*Exercise goal*: Pictures stay out. Extract the lines below from the first one through the line with "import * as", both included.
_ _ _ _ _ _ _
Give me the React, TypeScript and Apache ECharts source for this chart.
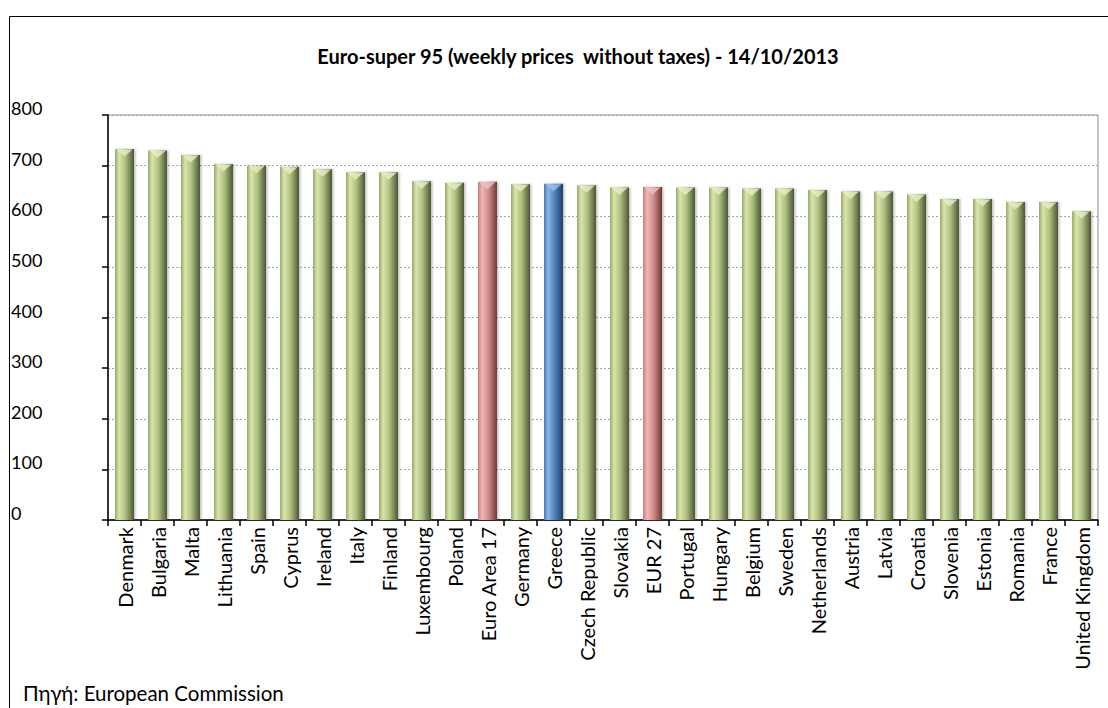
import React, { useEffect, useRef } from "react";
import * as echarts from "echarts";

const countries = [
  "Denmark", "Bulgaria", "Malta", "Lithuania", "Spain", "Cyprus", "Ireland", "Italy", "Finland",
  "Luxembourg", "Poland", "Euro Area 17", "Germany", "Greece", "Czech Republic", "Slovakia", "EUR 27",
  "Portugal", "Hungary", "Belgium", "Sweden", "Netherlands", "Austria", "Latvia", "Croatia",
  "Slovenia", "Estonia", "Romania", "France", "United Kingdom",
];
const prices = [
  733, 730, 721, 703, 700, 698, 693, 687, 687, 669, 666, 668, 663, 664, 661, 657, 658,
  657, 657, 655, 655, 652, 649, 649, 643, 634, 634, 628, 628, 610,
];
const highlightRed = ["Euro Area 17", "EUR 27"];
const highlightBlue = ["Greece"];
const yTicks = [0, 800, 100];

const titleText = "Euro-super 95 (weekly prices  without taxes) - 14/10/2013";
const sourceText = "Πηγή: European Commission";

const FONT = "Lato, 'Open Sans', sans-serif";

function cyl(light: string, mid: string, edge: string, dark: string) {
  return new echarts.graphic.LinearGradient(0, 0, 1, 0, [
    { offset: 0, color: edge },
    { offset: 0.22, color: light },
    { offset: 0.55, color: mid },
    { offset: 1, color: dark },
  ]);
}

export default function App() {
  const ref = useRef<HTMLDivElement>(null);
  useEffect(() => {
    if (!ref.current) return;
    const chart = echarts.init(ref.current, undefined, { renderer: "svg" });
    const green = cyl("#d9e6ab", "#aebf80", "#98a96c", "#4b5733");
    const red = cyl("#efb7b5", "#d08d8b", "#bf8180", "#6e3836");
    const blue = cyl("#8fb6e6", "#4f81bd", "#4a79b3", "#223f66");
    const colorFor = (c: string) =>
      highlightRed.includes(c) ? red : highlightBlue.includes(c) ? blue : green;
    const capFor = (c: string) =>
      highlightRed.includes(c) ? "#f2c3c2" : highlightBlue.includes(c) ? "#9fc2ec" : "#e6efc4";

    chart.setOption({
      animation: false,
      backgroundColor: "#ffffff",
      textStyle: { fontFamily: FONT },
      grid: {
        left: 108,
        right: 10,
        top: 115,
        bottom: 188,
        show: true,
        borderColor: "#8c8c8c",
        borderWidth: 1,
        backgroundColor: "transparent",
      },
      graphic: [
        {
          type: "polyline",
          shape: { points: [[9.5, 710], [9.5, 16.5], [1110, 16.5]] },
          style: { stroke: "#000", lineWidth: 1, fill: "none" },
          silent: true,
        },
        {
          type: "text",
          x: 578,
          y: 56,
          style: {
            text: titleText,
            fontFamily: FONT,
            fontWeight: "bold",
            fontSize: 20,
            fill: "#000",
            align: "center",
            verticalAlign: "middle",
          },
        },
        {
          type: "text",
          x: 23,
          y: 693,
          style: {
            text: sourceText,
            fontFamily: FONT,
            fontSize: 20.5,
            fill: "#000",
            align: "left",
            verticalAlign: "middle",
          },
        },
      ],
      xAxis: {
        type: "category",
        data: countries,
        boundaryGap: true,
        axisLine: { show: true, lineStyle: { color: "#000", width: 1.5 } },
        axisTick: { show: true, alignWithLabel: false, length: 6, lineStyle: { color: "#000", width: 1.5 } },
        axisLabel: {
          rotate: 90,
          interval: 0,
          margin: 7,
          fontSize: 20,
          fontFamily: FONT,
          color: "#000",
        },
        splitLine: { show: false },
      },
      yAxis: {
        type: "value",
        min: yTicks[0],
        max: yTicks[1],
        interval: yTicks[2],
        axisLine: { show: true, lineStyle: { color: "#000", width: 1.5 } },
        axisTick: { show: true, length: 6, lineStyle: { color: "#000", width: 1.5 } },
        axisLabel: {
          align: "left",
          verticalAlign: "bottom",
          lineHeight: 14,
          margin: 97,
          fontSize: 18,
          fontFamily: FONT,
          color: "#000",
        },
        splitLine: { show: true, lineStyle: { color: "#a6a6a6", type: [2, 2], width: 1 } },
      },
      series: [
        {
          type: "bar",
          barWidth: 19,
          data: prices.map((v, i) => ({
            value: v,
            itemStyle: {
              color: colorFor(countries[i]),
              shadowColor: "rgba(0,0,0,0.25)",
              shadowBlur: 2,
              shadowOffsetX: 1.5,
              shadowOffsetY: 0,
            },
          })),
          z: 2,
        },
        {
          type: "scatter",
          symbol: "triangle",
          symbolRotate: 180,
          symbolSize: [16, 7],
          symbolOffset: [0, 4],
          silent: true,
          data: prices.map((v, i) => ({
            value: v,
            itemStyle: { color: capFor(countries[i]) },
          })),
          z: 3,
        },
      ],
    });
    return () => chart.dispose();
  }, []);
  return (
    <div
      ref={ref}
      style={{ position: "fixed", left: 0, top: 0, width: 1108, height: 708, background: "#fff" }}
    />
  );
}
_ _ _ _ _ _ _
*Exercise response*:
Give me the React, TypeScript and Apache ECharts source for this chart.
import React, { useEffect, useRef } from "react";
import * as echarts from "echarts";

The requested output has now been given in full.